![At the end of paths taken<small></small>](/foto/musica/recensioni-old/big/rece_1965.jpg)
Cowboy Junkies At the end of paths taken
2007 - Zoe Records
“At the end of paths taken” non smentisce, anzi continua su un folk-rock denso, fatto soprattutto di ballate profonde, posate sulla voce di Margo Timmins e sulle chitarre del fratello Michael. In più di una traccia si fa sentire l’aggiunta di una sezione d’archi, formata da quattro violini e due violoncelli, ma essenzialmente la band rimane fedele alla propria natura.
Più che alla conclusione di una fase stilistica o a qualche mutamento sonoro, il titolo è un riferimento alla condizione senza via d’uscita in cui versa il mondo. Da tempo i Cowboy Junkies vanno coltivando una coscienza umana e sociale che traspare dalla loro musica, come dimostrava anche il precedente “Early 21st century blues”, centrato sui temi purtroppo ancora attuali della violenza, della guerra e della paura. Già le prime due canzoni sono emblematiche di questo approccio: “Brand new world”, curvata sugli archi, descrive la povertà di questo nostro “nuovo” mondo, mentre “Still lost” tratteggia un’umanità in declino, sperduta.

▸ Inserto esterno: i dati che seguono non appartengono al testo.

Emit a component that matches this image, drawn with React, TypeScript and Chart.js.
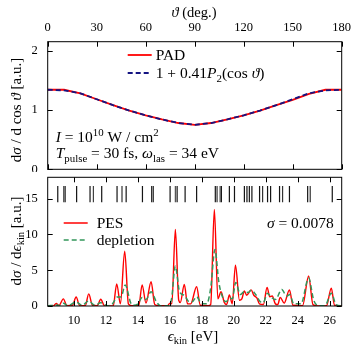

Si prosegue su questa linea tra qualche scossone (una “Cutting board blues” scorticata dagli intagli blues della chitarra elettrica) e qualche sussuro che suona come una preghiera (“Spiral down” e “My little Basquiat”). A rendere suggestivo il tappeto di ogni brano ci sono poi le aggiunte delle percussioni, di un mandolino, di un coro di voci femminili, di qualche suono digitale e keyboards.
Da segnalare poi che “Follower 2” attinge ad una poesia di Seamus Heaney, che “Blue eyed savior” è ispirata da un libro di Joan Didion (“The year of magical thinking”), che “Mountain” è pervasa da un parlato narrativo di John A. Timmins e che “My only guarantee” conclude riallacciandosi nuovamente ad una poesia, questa volta di Philip Larkin.
Tutto questo aumenta la portata umanitaria dell’album, che a più riprese invita alla pace e alla comprensione invocando anche un salvatore. Purtroppo però a tanta bontà di idee non corrisponde adeguata tensione musicale e soprattutto nella seconda metà della scaletta l’ascolto risulta piuttosto appannato nonostante la pur sempre lodevole prova vocale di Margo.
Tutto sommato i Cowboy Junkies non deludono neanche stavolta, anche se “At the end of paths taken” non va oltre una media preventivata.